--- START Extracted entries ---

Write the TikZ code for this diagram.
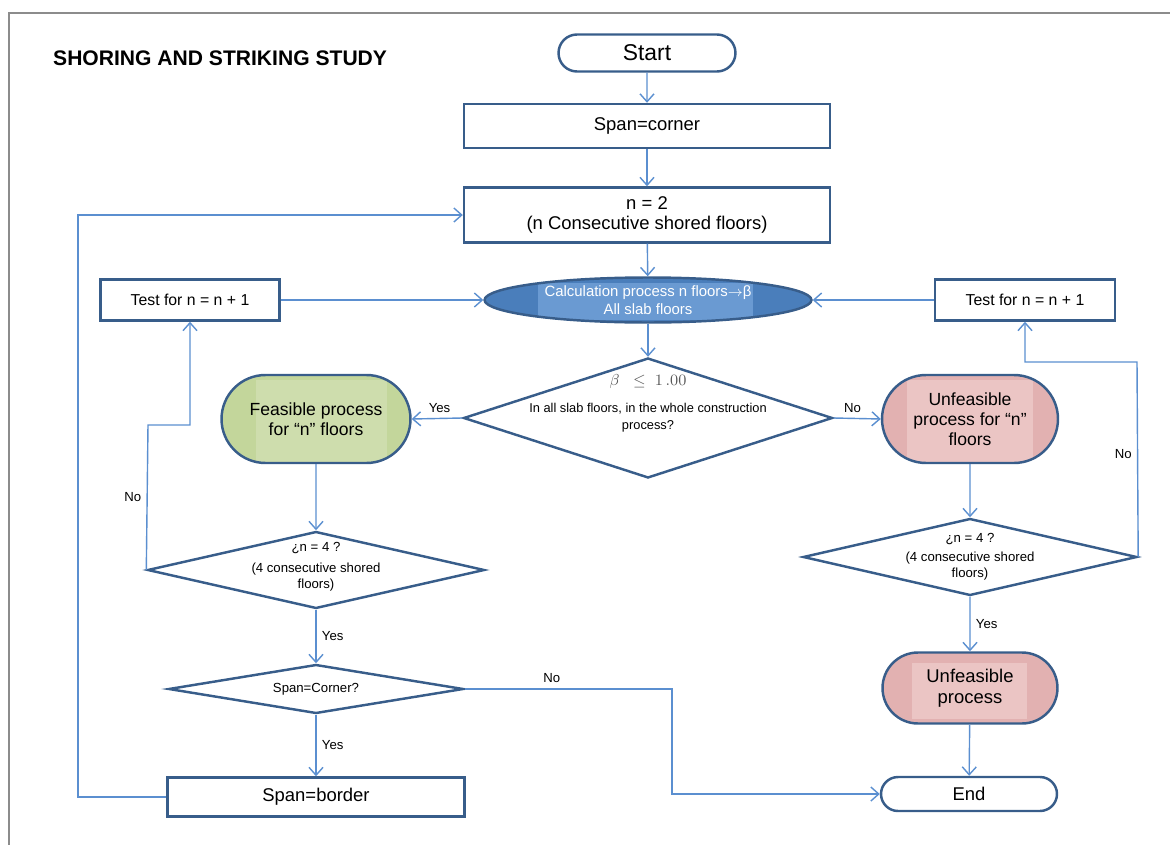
\documentclass[tikz,border=0pt]{standalone}
\usepackage{fontspec}
\setmainfont{Liberation Sans}
\usetikzlibrary{shapes.geometric}
\usetikzlibrary{shapes.misc}
\usetikzlibrary{arrows.meta}

\definecolor{boxline}{HTML}{385D8A}
\definecolor{flowline}{HTML}{5B8FD0}
\definecolor{calcblue}{HTML}{4A7EBB}
\definecolor{calclight}{HTML}{6A9AD2}
\definecolor{okgreen}{HTML}{C3D69B}
\definecolor{okgreenlight}{HTML}{CEDDAD}
\definecolor{badpink}{HTML}{E2B1B1}
\definecolor{badpinklight}{HTML}{EBC5C4}
\definecolor{framegray}{HTML}{8C8C8C}

\begin{document}
\begin{tikzpicture}[x=0.02cm, y=-0.02cm,
    box/.style={draw=boxline, line width=1.4pt, rectangle, align=center, inner sep=0pt},
    term/.style={draw=boxline, line width=1.4pt, rounded rectangle, align=center, inner sep=0pt},
    decision/.style={draw=boxline, line width=1.4pt, diamond, inner sep=0pt},
    qtext/.style={align=center, font=\fontsize{7.5}{9}\selectfont},
    flow/.style={draw=flowline, line width=0.8pt, -{Straight Barb[length=4.5pt,width=8pt]}},
    lbl/.style={font=\fontsize{7.5}{9}\selectfont, inner sep=3pt}]

\useasboundingbox (0,0) rectangle (1170,845);
\draw[framegray, line width=1.2pt] (9,845) -- (9,13) -- (1170,13);

% title
\node[anchor=west, font=\bfseries\fontsize{12}{14}\selectfont] (title) at (47,58) {SHORING AND STRIKING STUDY};

% main column
\node[term, minimum width=3.54cm, minimum height=0.74cm, font=\fontsize{13}{15}\selectfont] (start) at (647,53) {Start};
\node[box, minimum width=7.32cm, minimum height=0.88cm, font=\fontsize{10.5}{12}\selectfont] (corner) at (647,126) {Span=corner};
\node[box, minimum width=7.32cm, minimum height=1.1cm, font=\fontsize{10.5}{11.5}\selectfont] (ncount) at (647,215) {n = 2\\(n Consecutive shored floors)};
\node[ellipse, draw=boxline, line width=1.4pt, fill=calcblue, minimum width=6.54cm, minimum height=0.9cm, inner sep=0pt,
      text=white, align=center, font=\fontsize{8.5}{10}\selectfont,
      path picture={\fill[calclight] ([xshift=-2.2cm,yshift=-0.4cm]path picture bounding box.center) rectangle ([xshift=2.1cm,yshift=0.34cm]path picture bounding box.center);}]
      (calc) at (648,300) {Calculation process n floors$\rightarrow$β\\All slab floors};

% side test boxes
\node[box, minimum width=3.58cm, minimum height=0.82cm, font=\fontsize{9}{11}\selectfont] (testL) at (190,300) {Test for n = n + 1};
\node[box, minimum width=3.6cm, minimum height=0.82cm, font=\fontsize{9}{11}\selectfont] (testR) at (1025,300) {Test for n = n + 1};

% first check
\node[decision, minimum width=7.38cm, minimum height=2.4cm] (check) at (648,418) {};
\node[qtext, font=\fontsize{7.3}{9.5}\selectfont] (checktxt) at (648,403) {{\fontsize{9.5}{11}\selectfont\textcolor{black!65}{$\beta\;\;\leq\;1\,.00$}}\\[6pt]In all slab floors, in the whole construction\\process?};

% results
\node[term, fill=okgreen, minimum width=3.78cm, minimum height=1.76cm, font=\fontsize{10}{11.5}\selectfont,
      path picture={\fill[okgreenlight] ([xshift=0.68cm]path picture bounding box.south west) rectangle ([xshift=-0.46cm,yshift=-0.1cm]path picture bounding box.north east);}]
      (feas) at (316,419) {Feasible process\\for “n” floors};
\node[term, fill=badpink, minimum width=3.52cm, minimum height=1.76cm, font=\fontsize{10}{11.5}\selectfont,
      path picture={\fill[badpinklight] ([xshift=0.5cm]path picture bounding box.south west) rectangle ([xshift=-0.5cm,yshift=-0.1cm]path picture bounding box.north east);}]
      (unfeas) at (970,419) {Unfeasible\\process for “n”\\floors};

% n = 4 checks
\node[decision, minimum width=6.74cm, minimum height=1.54cm] (fourL) at (316,570) {};
\node[qtext] (fourLtxt) at (316,567) {¿n = 4 ?\\[3pt](4 consecutive shored\\floors)};
\node[decision, minimum width=6.68cm, minimum height=1.54cm] (fourR) at (970,557) {};
\node[qtext] (fourRtxt) at (970,557) {¿n = 4 ?\\[2pt](4 consecutive shored\\floors)};

\node[decision, minimum width=5.9cm, minimum height=0.98cm] (corq) at (316,689) {};
\node[qtext] (corqtxt) at (316,689) {Span=Corner?};

\node[box, minimum width=5.94cm, minimum height=0.78cm, font=\fontsize{10.5}{12}\selectfont] (border) at (316,797) {Span=border};
\node[term, fill=badpink, minimum width=3.5cm, minimum height=1.42cm, font=\fontsize{10.5}{12}\selectfont,
      path picture={\fill[badpinklight] ([xshift=0.58cm,yshift=0.1cm]path picture bounding box.south west) rectangle ([xshift=-0.6cm,yshift=-0.2cm]path picture bounding box.north east);}]
      (unfproc) at (970,688) {Unfeasible\\process};
\node[term, minimum width=3.52cm, minimum height=0.68cm, font=\fontsize{10.5}{12}\selectfont] (endt) at (969,794) {End};

% connectors
\coordinate (bendL) at (148,425);
\coordinate (bendR) at (1137,362);
\coordinate (bendE) at (672,689);
\coordinate (loopL) at (78,797);

\draw[flow] (start) -- (corner);
\draw[flow] (corner) -- (ncount);
\draw[flow] (ncount) -- (calc);
\draw[flow] (calc) -- (check);
\draw[flow] (testL.east) -- (calc.west);
\draw[flow] (testR.west) -- (calc.east);
\draw[flow] (check.west) -- node[lbl, above, pos=0.45]{Yes} (feas.east);
\draw[flow] (check.east) -- node[lbl, above, pos=0.4]{No} (unfeas.west);
\draw[flow] (feas) -- (fourL);
\draw[flow] (fourL.west) -- node[lbl, left]{No} (bendL) -| (testL.south);
\draw[flow] (fourL) -- node[lbl, right]{Yes} (corq);
\draw[flow] (corq) -- node[lbl, right]{Yes} (border);
\draw[flow] (corq.east) -- node[lbl, above, pos=0.42]{No} (bendE) |- (endt.west);
\draw[flow] (border.west) -- (loopL) |- (ncount.west);
\draw[flow] (unfeas) -- (fourR);
\draw[flow] (fourR.east) -- node[lbl, left, pos=0.53]{No} (bendR) -| (testR.south);
\draw[flow] (fourR) -- node[lbl, right]{Yes} (unfproc);
\draw[flow] (unfproc) -- (endt);
\end{tikzpicture}
\end{document}
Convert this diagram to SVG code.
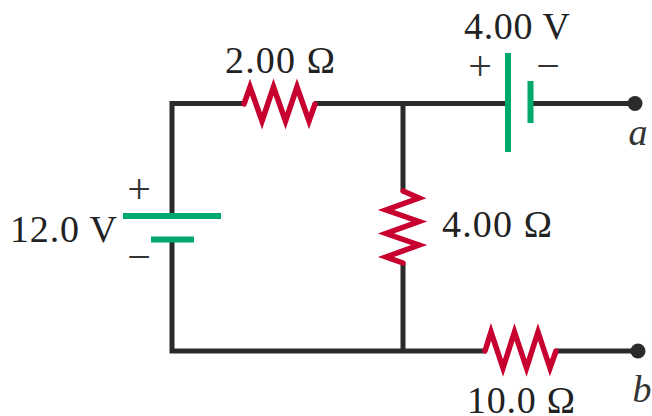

--- END Extracted entries ---

Exercise description
Take the listing and print it again exactly, but without any pictures.

Solved problem
Write the TikZ code for this diagram.
\documentclass[tikz,border=0pt]{standalone}
\usepackage{fontspec}
\setmainfont{Liberation Sans}
\usetikzlibrary{shapes.geometric}
\usetikzlibrary{shapes.misc}
\usetikzlibrary{arrows.meta}

\definecolor{boxline}{HTML}{385D8A}
\definecolor{flowline}{HTML}{5B8FD0}
\definecolor{calcblue}{HTML}{4A7EBB}
\definecolor{calclight}{HTML}{6A9AD2}
\definecolor{okgreen}{HTML}{C3D69B}
\definecolor{okgreenlight}{HTML}{CEDDAD}
\definecolor{badpink}{HTML}{E2B1B1}
\definecolor{badpinklight}{HTML}{EBC5C4}
\definecolor{framegray}{HTML}{8C8C8C}

\begin{document}
\begin{tikzpicture}[x=0.02cm, y=-0.02cm,
    box/.style={draw=boxline, line width=1.4pt, rectangle, align=center, inner sep=0pt},
    term/.style={draw=boxline, line width=1.4pt, rounded rectangle, align=center, inner sep=0pt},
    decision/.style={draw=boxline, line width=1.4pt, diamond, inner sep=0pt},
    qtext/.style={align=center, font=\fontsize{7.5}{9}\selectfont},
    flow/.style={draw=flowline, line width=0.8pt, -{Straight Barb[length=4.5pt,width=8pt]}},
    lbl/.style={font=\fontsize{7.5}{9}\selectfont, inner sep=3pt}]

\useasboundingbox (0,0) rectangle (1170,845);
\draw[framegray, line width=1.2pt] (9,845) -- (9,13) -- (1170,13);

% title
\node[anchor=west, font=\bfseries\fontsize{12}{14}\selectfont] (title) at (47,58) {SHORING AND STRIKING STUDY};

% main column
\node[term, minimum width=3.54cm, minimum height=0.74cm, font=\fontsize{13}{15}\selectfont] (start) at (647,53) {Start};
\node[box, minimum width=7.32cm, minimum height=0.88cm, font=\fontsize{10.5}{12}\selectfont] (corner) at (647,126) {Span=corner};
\node[box, minimum width=7.32cm, minimum height=1.1cm, font=\fontsize{10.5}{11.5}\selectfont] (ncount) at (647,215) {n = 2\\(n Consecutive shored floors)};
\node[ellipse, draw=boxline, line width=1.4pt, fill=calcblue, minimum width=6.54cm, minimum height=0.9cm, inner sep=0pt,
      text=white, align=center, font=\fontsize{8.5}{10}\selectfont,
      path picture={\fill[calclight] ([xshift=-2.2cm,yshift=-0.4cm]path picture bounding box.center) rectangle ([xshift=2.1cm,yshift=0.34cm]path picture bounding box.center);}]
      (calc) at (648,300) {Calculation process n floors$\rightarrow$β\\All slab floors};

% side test boxes
\node[box, minimum width=3.58cm, minimum height=0.82cm, font=\fontsize{9}{11}\selectfont] (testL) at (190,300) {Test for n = n + 1};
\node[box, minimum width=3.6cm, minimum height=0.82cm, font=\fontsize{9}{11}\selectfont] (testR) at (1025,300) {Test for n = n + 1};

% first check
\node[decision, minimum width=7.38cm, minimum height=2.4cm] (check) at (648,418) {};
\node[qtext, font=\fontsize{7.3}{9.5}\selectfont] (checktxt) at (648,403) {{\fontsize{9.5}{11}\selectfont\textcolor{black!65}{$\beta\;\;\leq\;1\,.00$}}\\[6pt]In all slab floors, in the whole construction\\process?};

% results
\node[term, fill=okgreen, minimum width=3.78cm, minimum height=1.76cm, font=\fontsize{10}{11.5}\selectfont,
      path picture={\fill[okgreenlight] ([xshift=0.68cm]path picture bounding box.south west) rectangle ([xshift=-0.46cm,yshift=-0.1cm]path picture bounding box.north east);}]
      (feas) at (316,419) {Feasible process\\for “n” floors};
\node[term, fill=badpink, minimum width=3.52cm, minimum height=1.76cm, font=\fontsize{10}{11.5}\selectfont,
      path picture={\fill[badpinklight] ([xshift=0.5cm]path picture bounding box.south west) rectangle ([xshift=-0.5cm,yshift=-0.1cm]path picture bounding box.north east);}]
      (unfeas) at (970,419) {Unfeasible\\process for “n”\\floors};

% n = 4 checks
\node[decision, minimum width=6.74cm, minimum height=1.54cm] (fourL) at (316,570) {};
\node[qtext] (fourLtxt) at (316,567) {¿n = 4 ?\\[3pt](4 consecutive shored\\floors)};
\node[decision, minimum width=6.68cm, minimum height=1.54cm] (fourR) at (970,557) {};
\node[qtext] (fourRtxt) at (970,557) {¿n = 4 ?\\[2pt](4 consecutive shored\\floors)};

\node[decision, minimum width=5.9cm, minimum height=0.98cm] (corq) at (316,689) {};
\node[qtext] (corqtxt) at (316,689) {Span=Corner?};

\node[box, minimum width=5.94cm, minimum height=0.78cm, font=\fontsize{10.5}{12}\selectfont] (border) at (316,797) {Span=border};
\node[term, fill=badpink, minimum width=3.5cm, minimum height=1.42cm, font=\fontsize{10.5}{12}\selectfont,
      path picture={\fill[badpinklight] ([xshift=0.58cm,yshift=0.1cm]path picture bounding box.south west) rectangle ([xshift=-0.6cm,yshift=-0.2cm]path picture bounding box.north east);}]
      (unfproc) at (970,688) {Unfeasible\\process};
\node[term, minimum width=3.52cm, minimum height=0.68cm, font=\fontsize{10.5}{12}\selectfont] (endt) at (969,794) {End};

% connectors
\coordinate (bendL) at (148,425);
\coordinate (bendR) at (1137,362);
\coordinate (bendE) at (672,689);
\coordinate (loopL) at (78,797);

\draw[flow] (start) -- (corner);
\draw[flow] (corner) -- (ncount);
\draw[flow] (ncount) -- (calc);
\draw[flow] (calc) -- (check);
\draw[flow] (testL.east) -- (calc.west);
\draw[flow] (testR.west) -- (calc.east);
\draw[flow] (check.west) -- node[lbl, above, pos=0.45]{Yes} (feas.east);
\draw[flow] (check.east) -- node[lbl, above, pos=0.4]{No} (unfeas.west);
\draw[flow] (feas) -- (fourL);
\draw[flow] (fourL.west) -- node[lbl, left]{No} (bendL) -| (testL.south);
\draw[flow] (fourL) -- node[lbl, right]{Yes} (corq);
\draw[flow] (corq) -- node[lbl, right]{Yes} (border);
\draw[flow] (corq.east) -- node[lbl, above, pos=0.42]{No} (bendE) |- (endt.west);
\draw[flow] (border.west) -- (loopL) |- (ncount.west);
\draw[flow] (unfeas) -- (fourR);
\draw[flow] (fourR.east) -- node[lbl, left, pos=0.53]{No} (bendR) -| (testR.south);
\draw[flow] (fourR) -- node[lbl, right]{Yes} (unfproc);
\draw[flow] (unfproc) -- (endt);
\end{tikzpicture}
\end{document}
Convert this diagram to SVG code.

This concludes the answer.